### Problem description
Without the pictures, repeat the listing character for character.

### Given data
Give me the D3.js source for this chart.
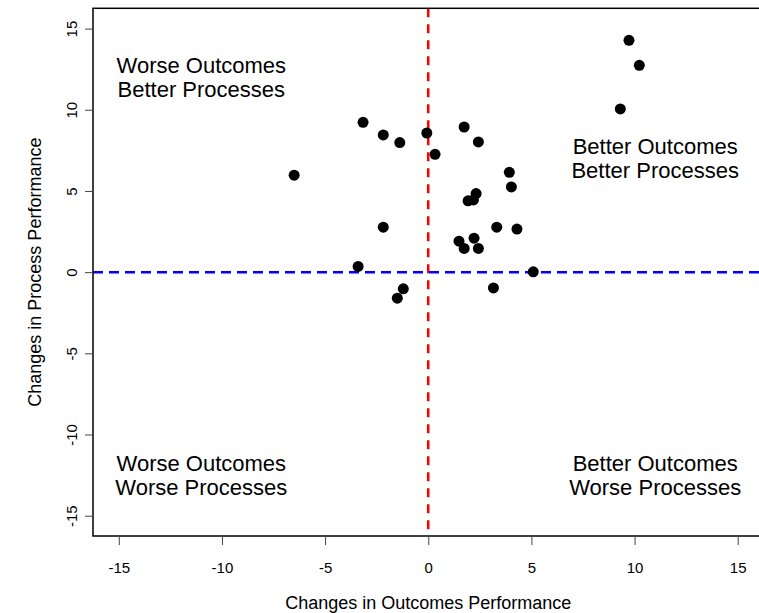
<!DOCTYPE html>
<html>
<head>
<meta charset="utf-8">
<script src="https://cdn.jsdelivr.net/npm/d3@7"></script>
<style>
  body { margin: 0; background: #fff; }
  svg { display: block; font-family: "Liberation Sans", Arial, sans-serif; }
</style>
</head>
<body>
<svg id="chart"></svg>
<script>
// change in outcomes (x) and change in processes (y), one entry per unit
const outcomeChange = [-3.16, -2.18, -1.38, -0.07, 0.33, -6.5, 1.74, 2.43, 3.93, 4.03,
  2.32, 1.93, 2.19, -2.18, 3.32, 4.3, 1.49, 1.74, 2.22, 2.43,
  -3.4, 5.09, -1.21, -1.5, 3.16, 9.73, 10.23, 9.31];
const processChange = [9.23, 8.45, 7.98, 8.57, 7.26, 5.97, 8.94, 8.02, 6.15, 5.25,
  4.84, 4.39, 4.45, 2.77, 2.77, 2.65, 1.91, 1.46, 2.09, 1.46,
  0.35, 0.02, -1.03, -1.6, -0.97, 14.28, 12.74, 10.05];

const xTicks = [-15, -10, -5, 0, 5, 10, 15];
const yTicks = [-15, -10, -5, 0, 5, 10, 15];

// quadrant captions: [x, y, line1, line2]
const quadrantLabels = [
  [-11, 12, 'Worse Outcomes', 'Better Processes'],
  [11, 7, 'Better Outcomes', 'Better Processes'],
  [-11, -12.5, 'Worse Outcomes', 'Worse Processes'],
  [11, -12.5, 'Better Outcomes', 'Worse Processes'],
];

const width = 759, height = 613;
const svg = d3.select('#chart').attr('width', width).attr('height', height);

// plot box edges at +/-16.25 data units
const x = d3.scaleLinear().domain([-16.25, 16.25]).range([93, 763.5]);
const y = d3.scaleLinear().domain([-16.25, 16.25]).range([536, 8.3]);

const points = outcomeChange.map((v, i) => ({ x: v, y: processChange[i] }));

// reference lines
svg.append('line')
  .attr('x1', x(0)).attr('x2', x(0))
  .attr('y1', y.range()[1]).attr('y2', y.range()[0])
  .attr('stroke', '#ff0000').attr('stroke-width', 2.5)
  .attr('stroke-dasharray', '9,7');

svg.append('line')
  .attr('x1', x.range()[0]).attr('x2', x.range()[1])
  .attr('y1', y(0)).attr('y2', y(0))
  .attr('stroke', '#0000ff').attr('stroke-width', 2.5)
  .attr('stroke-dasharray', '10,6');

svg.selectAll('circle.pt')
  .data(points)
  .enter()
  .append('circle')
  .attr('class', 'pt')
  .attr('cx', d => x(d.x))
  .attr('cy', d => y(d.y))
  .attr('r', 5.5)
  .attr('fill', '#000');

// box
svg.append('rect')
  .attr('x', x.range()[0]).attr('y', y.range()[1])
  .attr('width', x.range()[1] - x.range()[0])
  .attr('height', y.range()[0] - y.range()[1])
  .attr('fill', 'none').attr('stroke', '#000').attr('stroke-width', 1.5);

// axes (plain hyphen minus like the original)
const fmt = d => String(d);
const xAxis = svg.append('g')
  .attr('transform', `translate(0,${y.range()[0]})`)
  .call(d3.axisBottom(x).tickValues(xTicks).tickFormat(fmt).tickSize(9).tickPadding(17));
const yAxis = svg.append('g')
  .attr('transform', `translate(${x.range()[0]},0)`)
  .call(d3.axisLeft(y).tickValues(yTicks).tickFormat(fmt).tickSize(8));

[xAxis, yAxis].forEach(g => {
  g.select('.domain').remove();
  g.selectAll('.tick line').attr('stroke', '#444');
  g.selectAll('.tick text')
    .attr('font-size', 15)
    .attr('font-family', '"Liberation Sans", Arial, sans-serif')
    .attr('fill', '#000');
});

yAxis.selectAll('.tick text')
  .attr('x', null).attr('dy', null)
  .attr('text-anchor', 'middle')
  .attr('dominant-baseline', 'central')
  .attr('transform', 'translate(-22,0) rotate(-90)');

// axis titles
svg.append('text')
  .attr('x', x(0)).attr('y', 603)
  .attr('text-anchor', 'middle').attr('dominant-baseline', 'central')
  .attr('font-size', 18)
  .text('Changes in Outcomes Performance');

svg.append('text')
  .attr('transform', `translate(35,${(y.range()[0] + y.range()[1]) / 2}) rotate(-90)`)
  .attr('text-anchor', 'middle').attr('dominant-baseline', 'central')
  .attr('font-size', 18)
  .text('Changes in Process Performance');

// quadrant captions
quadrantLabels.forEach(([qx, qy, a, b]) => {
  const t = svg.append('text')
    .attr('x', x(qx)).attr('y', y(qy))
    .attr('text-anchor', 'middle')
    .attr('font-size', 22);
  t.append('tspan').attr('x', x(qx)).attr('dy', -12).attr('dominant-baseline', 'central').text(a);
  t.append('tspan').attr('x', x(qx)).attr('dy', 24).attr('dominant-baseline', 'central').text(b);
});
</script>
</body>
</html>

### Expected output
Give me the D3.js source for this chart.
<!DOCTYPE html>
<html>
<head>
<meta charset="utf-8">
<script src="https://cdn.jsdelivr.net/npm/d3@7"></script>
<style>
  body { margin: 0; background: #fff; }
  svg { display: block; font-family: "Liberation Sans", Arial, sans-serif; }
</style>
</head>
<body>
<svg id="chart"></svg>
<script>
// change in outcomes (x) and change in processes (y), one entry per unit
const outcomeChange = [-3.16, -2.18, -1.38, -0.07, 0.33, -6.5, 1.74, 2.43, 3.93, 4.03,
  2.32, 1.93, 2.19, -2.18, 3.32, 4.3, 1.49, 1.74, 2.22, 2.43,
  -3.4, 5.09, -1.21, -1.5, 3.16, 9.73, 10.23, 9.31];
const processChange = [9.23, 8.45, 7.98, 8.57, 7.26, 5.97, 8.94, 8.02, 6.15, 5.25,
  4.84, 4.39, 4.45, 2.77, 2.77, 2.65, 1.91, 1.46, 2.09, 1.46,
  0.35, 0.02, -1.03, -1.6, -0.97, 14.28, 12.74, 10.05];

const xTicks = [-15, -10, -5, 0, 5, 10, 15];
const yTicks = [-15, -10, -5, 0, 5, 10, 15];

// quadrant captions: [x, y, line1, line2]
const quadrantLabels = [
  [-11, 12, 'Worse Outcomes', 'Better Processes'],
  [11, 7, 'Better Outcomes', 'Better Processes'],
  [-11, -12.5, 'Worse Outcomes', 'Worse Processes'],
  [11, -12.5, 'Better Outcomes', 'Worse Processes'],
];

const width = 759, height = 613;
const svg = d3.select('#chart').attr('width', width).attr('height', height);

// plot box edges at +/-16.25 data units
const x = d3.scaleLinear().domain([-16.25, 16.25]).range([93, 763.5]);
const y = d3.scaleLinear().domain([-16.25, 16.25]).range([536, 8.3]);

const points = outcomeChange.map((v, i) => ({ x: v, y: processChange[i] }));

// reference lines
svg.append('line')
  .attr('x1', x(0)).attr('x2', x(0))
  .attr('y1', y.range()[1]).attr('y2', y.range()[0])
  .attr('stroke', '#ff0000').attr('stroke-width', 2.5)
  .attr('stroke-dasharray', '9,7');

svg.append('line')
  .attr('x1', x.range()[0]).attr('x2', x.range()[1])
  .attr('y1', y(0)).attr('y2', y(0))
  .attr('stroke', '#0000ff').attr('stroke-width', 2.5)
  .attr('stroke-dasharray', '10,6');

svg.selectAll('circle.pt')
  .data(points)
  .enter()
  .append('circle')
  .attr('class', 'pt')
  .attr('cx', d => x(d.x))
  .attr('cy', d => y(d.y))
  .attr('r', 5.5)
  .attr('fill', '#000');

// box
svg.append('rect')
  .attr('x', x.range()[0]).attr('y', y.range()[1])
  .attr('width', x.range()[1] - x.range()[0])
  .attr('height', y.range()[0] - y.range()[1])
  .attr('fill', 'none').attr('stroke', '#000').attr('stroke-width', 1.5);

// axes (plain hyphen minus like the original)
const fmt = d => String(d);
const xAxis = svg.append('g')
  .attr('transform', `translate(0,${y.range()[0]})`)
  .call(d3.axisBottom(x).tickValues(xTicks).tickFormat(fmt).tickSize(9).tickPadding(17));
const yAxis = svg.append('g')
  .attr('transform', `translate(${x.range()[0]},0)`)
  .call(d3.axisLeft(y).tickValues(yTicks).tickFormat(fmt).tickSize(8));

[xAxis, yAxis].forEach(g => {
  g.select('.domain').remove();
  g.selectAll('.tick line').attr('stroke', '#444');
  g.selectAll('.tick text')
    .attr('font-size', 15)
    .attr('font-family', '"Liberation Sans", Arial, sans-serif')
    .attr('fill', '#000');
});

yAxis.selectAll('.tick text')
  .attr('x', null).attr('dy', null)
  .attr('text-anchor', 'middle')
  .attr('dominant-baseline', 'central')
  .attr('transform', 'translate(-22,0) rotate(-90)');

// axis titles
svg.append('text')
  .attr('x', x(0)).attr('y', 603)
  .attr('text-anchor', 'middle').attr('dominant-baseline', 'central')
  .attr('font-size', 18)
  .text('Changes in Outcomes Performance');

svg.append('text')
  .attr('transform', `translate(35,${(y.range()[0] + y.range()[1]) / 2}) rotate(-90)`)
  .attr('text-anchor', 'middle').attr('dominant-baseline', 'central')
  .attr('font-size', 18)
  .text('Changes in Process Performance');

// quadrant captions
quadrantLabels.forEach(([qx, qy, a, b]) => {
  const t = svg.append('text')
    .attr('x', x(qx)).attr('y', y(qy))
    .attr('text-anchor', 'middle')
    .attr('font-size', 22);
  t.append('tspan').attr('x', x(qx)).attr('dy', -12).attr('dominant-baseline', 'central').text(a);
  t.append('tspan').attr('x', x(qx)).attr('dy', 24).attr('dominant-baseline', 'central').text(b);
});
</script>
</body>
</html>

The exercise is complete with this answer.